Le plus navrant est que les privatisations actuelles semblent le produit d’un renoncement à toute action publique dans l’économie. On a l’impression qu’on privatise pour ne plus avoir à gérer ces choses compliquées qui s’appellent politique industrielle, stratégie économique, développement de filières… D’ailleurs, lorsqu’il possède encore des parts dans des entreprises, l’État nomme des administrateurs sans leur donner la moindre directive. Aussi, dans les conseils d’administration, ses représentants sont le plus souvent silencieux et transparents et laissent la bride sur le cou aux PDG. L’exemple le plus flagrant est celui de la gestion de Renault. L’État, principal actionnaire, a laissé Carlos Ghosn faire à peu près tout ce qu’il voulait, y compris délocaliser ses sites industriels et, semble-t-il, détourner une partie des fonds de l’entreprise à des fins personnelles.

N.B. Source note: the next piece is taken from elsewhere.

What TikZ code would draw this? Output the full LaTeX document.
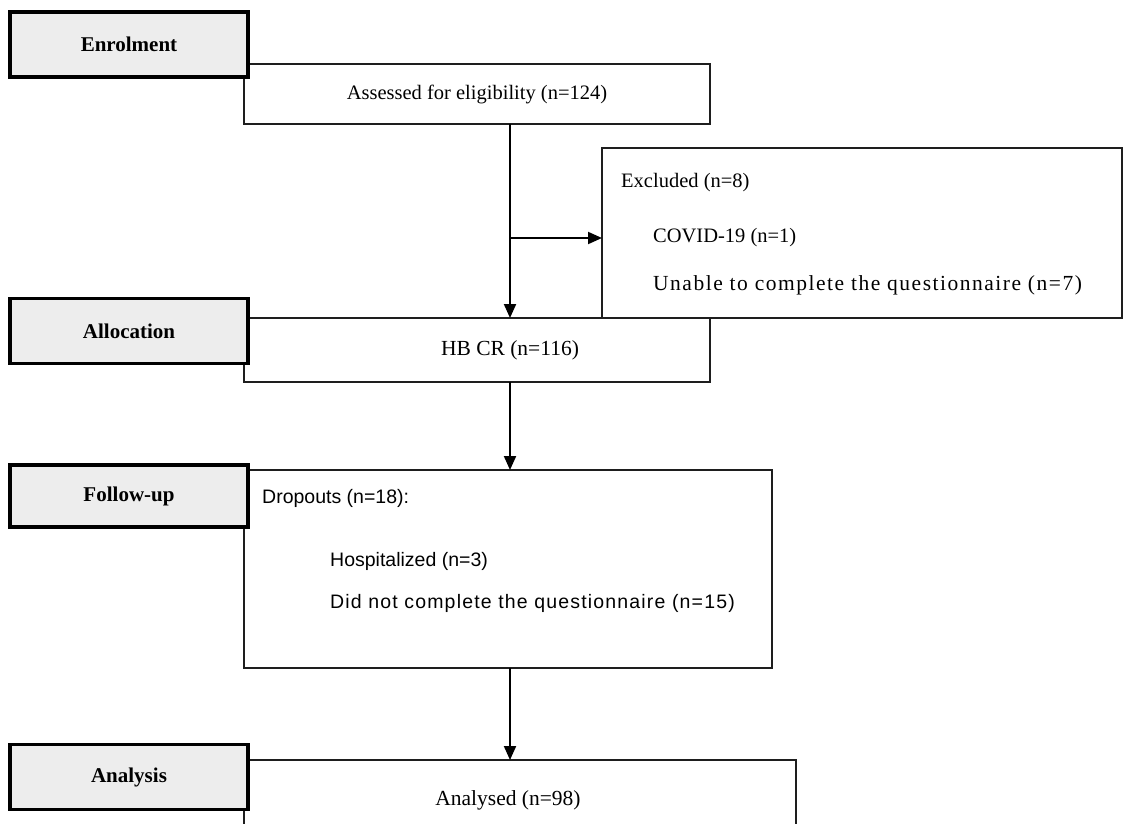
\documentclass[tikz,border=0pt]{standalone}
\usepackage{fontspec}
\setmainfont{Liberation Serif}
\newfontfamily\sansf{Liberation Sans}
\newfontfamily\widesansf[LetterSpace=6]{Liberation Sans}
\newfontfamily\wideserif[LetterSpace=7]{Liberation Serif}
\usetikzlibrary{arrows.meta}
\definecolor{hdrgray}{RGB}{237,237,237}
\definecolor{boxline}{RGB}{30,30,30}
\tikzset{
  hdr/.style={draw=black, line width=3.2pt, fill=hdrgray, font=\fontsize{21}{24}\selectfont\bfseries},
  mainbox/.style={draw=boxline, line width=2pt, fill=white},
  txt/.style={inner sep=0pt, font=\fontsize{20.5}{24}\selectfont},
  bigtxt/.style={inner sep=0pt, font=\fontsize{21.5}{25}\selectfont},
  stxt/.style={inner sep=0pt, font=\sansf\fontsize{19.5}{23}\selectfont},
  flow/.style={draw=black, line width=2pt, -{Triangle[length=14pt,width=12pt]}},
}
\begin{document}
\begin{tikzpicture}[x=1pt,y=-1pt]
\useasboundingbox (0,0) rectangle (1124,824);
\clip (0,0) rectangle (1124,824);
% main boxes
\draw[mainbox] (244,64) rectangle (710,124);
\node[txt] (assessed) at (477,94) {Assessed for eligibility (n=124)};
\draw[mainbox] (602,148) rectangle (1122,318);
\node[txt, anchor=west] (excl) at (621,183) {Excluded (n=8)};
\node[txt, anchor=west] (covid) at (653,238) {COVID-19 (n=1)};
\node[txt, anchor=west, font=\wideserif\fontsize{21.5}{25}\selectfont] (unable) at (653,285) {Unable to complete the questionnaire (n=7)};
\draw[mainbox] (244,318) rectangle (710,382);
\node[bigtxt] (hbcr) at (510,350) {HB CR (n=116)};
\draw[mainbox] (244,470) rectangle (772,668);
\node[stxt, anchor=west] (drop) at (262,498) {Dropouts (n=18):};
\node[stxt, anchor=west] (hosp) at (330,561) {Hospitalized (n=3)};
\node[stxt, anchor=west, font=\widesansf\fontsize{19.5}{23}\selectfont] (didnot) at (330,603) {Did not complete the questionnaire (n=15)};
\draw[mainbox] (244,760) rectangle (796,840);
\node[bigtxt] (analysed) at (508,800) {Analysed (n=98)};
% connectors
\coordinate (a1) at (510,124);
\coordinate (a2) at (510,318);
\coordinate (b1) at (510,238);
\coordinate (b2) at (602,238);
\coordinate (c1) at (510,382);
\coordinate (c2) at (510,470);
\coordinate (d1) at (510,668);
\coordinate (d2) at (510,760);
\draw[flow] (a1) -- (a2);
\draw[flow] (b1) -- (b2);
\draw[flow] (c1) -- (c2);
\draw[flow] (d1) -- (d2);
% header boxes
\node[hdr, minimum width=238pt, minimum height=65pt] (enrol) at (129,44.5) {Enrolment};
\node[hdr, minimum width=238pt, minimum height=65pt] (alloc) at (129,331) {Allocation};
\node[hdr, minimum width=238pt, minimum height=62pt] (follow) at (129,496) {Follow-up};
\node[hdr, minimum width=238pt, minimum height=65pt] (anal) at (129,777) {Analysis};
\end{tikzpicture}
\end{document}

Ces privatisations sont les symboles du renoncement de l’État face aux forces du marché. La rémanence de ces archaïsmes giscardo-barristes est d’autant plus gênante dans notre pays que le rôle de la puissance publique tient une place éminente dans l’imaginaire français, où l’État a précédé - et forgé - la nation. L’attachement au service public fait partie de notre identité collective. Hélas le gouvernement, lui, a d’autres priorités, comme par exemple d’offrir des rentes juteuses au privé, dont il espère probablement un renvoi d’ascenseur.